Given instruction – Only the lines from the start of the data through the line containing "from matplotlib.patches import Ellipse" should be written out, exactly as they are, with both ends included and the pictures left out.

-- Start Data section --

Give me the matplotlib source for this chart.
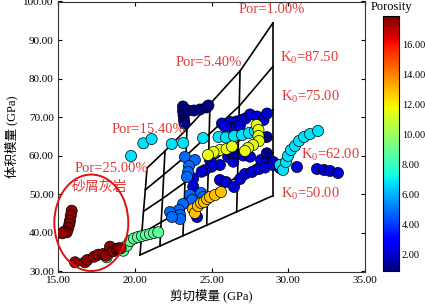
import numpy as np
import matplotlib.pyplot as plt
from matplotlib.patches import Ellipse

plt.rcParams['font.family'] = ['Liberation Serif', 'Noto Sans CJK SC']
plt.rcParams['mathtext.fontset'] = 'custom'
plt.rcParams['mathtext.rm'] = 'Liberation Serif'

# ---- rock-physics template grid (shear, bulk) per porosity line, K0 = 50 -> 100
grid_por = [25.0, 20.0, 15.4, 10.0, 5.4, 1.0]
grid_mu = [
    [20.34, 20.46, 20.57, 20.69, 20.80],
    [21.64, 21.72, 21.81, 21.89, 21.97],
    [23.14, 23.21, 23.27, 23.34, 23.40],
    [24.69, 24.74, 24.80, 24.85, 24.90],
    [26.64, 26.70, 26.75, 26.81, 26.86],
    [29.00, 29.00, 29.00, 29.00, 29.00],
]
grid_k = [
    [34.28, 39.90, 45.60, 51.20, 56.83],
    [36.61, 42.80, 48.90, 55.10, 61.24],
    [39.26, 46.20, 53.10, 60.00, 66.95],
    [42.00, 49.90, 57.70, 65.60, 73.43],
    [45.48, 54.60, 63.70, 72.90, 81.98],
    [49.65, 60.83, 72.00, 83.15, 94.43],
]

# ---- measured samples, grouped by porosity
aqua_mu = [18.17, 19.25, 19.48, 19.69, 19.95, 20.21, 20.47, 20.73, 20.99, 21.25, 21.53]
aqua_k = [33.68, 35.39, 36.69, 37.91, 38.56, 38.94, 39.20, 39.46, 39.72, 39.98, 40.16]

red_mu = [15.89, 15.83, 15.78, 15.74, 15.67, 15.57, 15.39, 15.28,
          16.11, 16.76, 16.91, 17.35, 17.63, 17.95, 18.13, 18.39, 18.60, 18.82, 18.93, 19.08]
red_k = [45.76, 44.47, 43.17, 42.31, 41.28, 40.16, 40.30, 39.90,
         32.39, 32.39, 32.98, 33.84, 34.36, 34.54, 34.10, 36.43, 35.24, 35.83, 36.00, 36.02]

cyan_mu = [19.76, 20.56, 21.10, 22.41, 23.16,
           24.45, 25.46, 25.94, 26.47, 26.99, 27.44, 27.83,
           29.46, 29.66, 29.85, 29.98, 30.18, 30.44, 30.70, 31.03, 31.42, 31.94]
cyan_k = [59.95, 63.24, 64.35, 63.06, 63.32,
          64.61, 64.87, 64.74, 65.13, 65.39, 65.91, 66.43,
          57.61, 56.32, 58.39, 59.95, 61.50, 62.54, 63.83, 64.87, 65.65, 66.43]

navy_mu = [23.14, 23.14, 23.18, 23.21, 23.24, 23.47, 23.86, 24.25, 24.67, 24.80,
           26.42, 26.40, 28.60, 28.60]
navy_k = [72.78, 71.61, 70.45, 69.28, 68.37, 71.74, 71.74, 72.00, 72.52, 73.04,
          61.89, 60.59, 64.87, 60.65]

blue_mu = [25.68, 26.21, 26.63, 26.95, 27.21, 27.51, 27.96, 28.39, 28.62, 26.42, 26.86, 25.88,
           24.90, 26.09, 26.42, 27.07, 27.51, 28.23, 28.62, 29.03, 25.55, 25.01, 24.58, 24.36,
           23.81, 23.81, 25.55, 24.06,
           25.94, 26.47, 26.86, 27.18, 27.64, 28.09, 28.49, 29.01, 29.46, 30.57,
           31.87, 32.33, 32.72, 33.24]
blue_k = [68.37, 68.76, 68.89, 69.28, 69.67, 70.71, 70.19, 69.28, 70.96, 67.13, 67.98, 67.54,
          58.91, 59.69, 58.47, 60.07, 59.76, 58.91, 58.78, 58.39, 57.61, 57.17, 56.32, 55.87,
          54.16, 51.99, 53.72, 44.13,
          53.20, 51.91, 53.98, 55.28, 55.80, 56.57, 56.96, 57.61, 56.83, 57.09,
          56.57, 56.32, 56.06, 55.54]

dodger_mu = [23.27, 23.92, 23.53, 23.47, 23.40, 23.60, 23.73, 24.32, 24.45,
             23.14, 22.88, 22.95, 22.95, 22.30, 22.43]
dodger_k = [59.69, 58.91, 57.35, 55.80, 54.50, 49.83, 48.54, 50.35, 49.32,
            47.50, 45.94, 44.65, 43.61, 45.43, 44.13]

yellow_mu = [27.94, 28.06, 28.06, 28.09, 27.70, 27.38, 27.18, 25.55, 25.13, 24.77, 25.98, 26.34]
yellow_k = [67.98, 66.69, 65.13, 63.83, 62.80, 62.02, 61.24, 61.50, 60.98, 60.20, 61.76, 62.41]

orange_mu = [23.79, 23.92, 24.12, 24.32, 24.51, 24.71, 24.90, 25.23, 25.62]
orange_k = [46.20, 45.17, 46.98, 47.76, 48.02, 48.80, 49.32, 49.83, 50.61]

groups = [
    (blue_mu, blue_k, 2.2),
    (navy_mu, navy_k, 1.0),
    (dodger_mu, dodger_k, 4.8),
    (cyan_mu, cyan_k, 6.8),
    (yellow_mu, yellow_k, 11.6),
    (orange_mu, orange_k, 12.9),
    (aqua_mu, aqua_k, 8.8),
    (red_mu, red_k, 17.6),
]

por_labels = ['Por=25.00%', 'Por=15.40%', 'Por=5.40%', 'Por=1.00%']
k0_labels = ['87.50', '75.00', '62.00', '50.00']

red_txt = '#e03a3a'

fig = plt.figure(figsize=(4.25, 3.08), dpi=100)
ax = fig.add_axes([58 / 425, 1 - 271.5 / 308, 307 / 425, 270 / 308])
cax = fig.add_axes([383 / 425, 1 - 271 / 308, 16 / 425, 255 / 308])

# grid lines
mu = np.array(grid_mu)
kk = np.array(grid_k)
for i in range(mu.shape[0]):
    ax.plot(mu[i], kk[i], color='black', lw=1.2, zorder=2)
for j in range(mu.shape[1]):
    ax.plot(mu[:, j], kk[:, j], color='black', lw=1.2, zorder=2)

vmin, vmax = 0.9, 17.9
sc = None
for xs, ys, p in groups:
    sc = ax.scatter(xs, ys, c=[p] * len(xs), cmap='jet', vmin=vmin, vmax=vmax,
                    s=64, edgecolors='black', linewidths=0.5, zorder=3)

# circled group
ax.add_patch(Ellipse((17.17, 42.63), 4.82, 25.0, fill=False, edgecolor='#e01010',
                     lw=1.4, zorder=4, clip_on=False))

ax.set_xlim(15, 35)
ax.set_ylim(30, 100)
ax.set_xticks(np.arange(15, 36, 5))
ax.set_yticks(np.arange(30, 101, 10))
ax.xaxis.set_major_formatter('{x:.2f}')
ax.yaxis.set_major_formatter('{x:.2f}')
ax.tick_params(direction='in', top=True, right=True, labelsize=8, length=3, pad=3)
for s in ax.spines.values():
    s.set_linewidth(0.8)
    s.set_color('#333333')
ax.set_xlabel('剪切模量 (GPa)', fontsize=9, labelpad=3)
ax.set_ylabel('体积模量 (GPa)', fontsize=9, labelpad=4)

# annotations
ax.text(28.96, 98.0, por_labels[3], color=red_txt, fontsize=10.5, ha='center', va='center')
ax.text(24.84, 84.2, por_labels[2], color=red_txt, fontsize=10.5, ha='center', va='center')
ax.text(20.88, 66.7, por_labels[1], color=red_txt, fontsize=10.5, ha='center', va='center')
ax.text(18.45, 56.6, por_labels[0], color=red_txt, fontsize=10.5, ha='center', va='center')
ax.text(17.67, 51.7, '砂屑灰岩', color=red_txt, fontsize=10, ha='center', va='center')
ax.text(31.38, 85.5, r'K$_\mathregular{0}$=' + k0_labels[0], color=red_txt, fontsize=10.5,
        ha='center', va='center')
ax.text(31.46, 75.4, r'K$_\mathregular{0}$=' + k0_labels[1], color=red_txt, fontsize=10.5,
        ha='center', va='center')
ax.text(32.72, 60.2, r'K$_\mathregular{0}$=' + k0_labels[2], color=red_txt, fontsize=10.5,
        ha='center', va='center', zorder=1)
ax.text(31.42, 50.1, r'K$_\mathregular{0}$=' + k0_labels[3], color=red_txt, fontsize=10.5,
        ha='center', va='center')

cb = fig.colorbar(sc, cax=cax)
cb.set_ticks(np.arange(2, 17, 2))
cb.ax.yaxis.set_major_formatter('{x:.2f}')
cb.ax.tick_params(labelsize=7.5, length=0, pad=2)
cb.outline.set_linewidth(0.8)
cax.set_title('Porosity', fontsize=9, pad=4)

fig.savefig('out.png', dpi=100)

-- End Data section --

Answer to the exercise –
Give me the matplotlib source for this chart.
import numpy as np
import matplotlib.pyplot as plt
from matplotlib.patches import Ellipse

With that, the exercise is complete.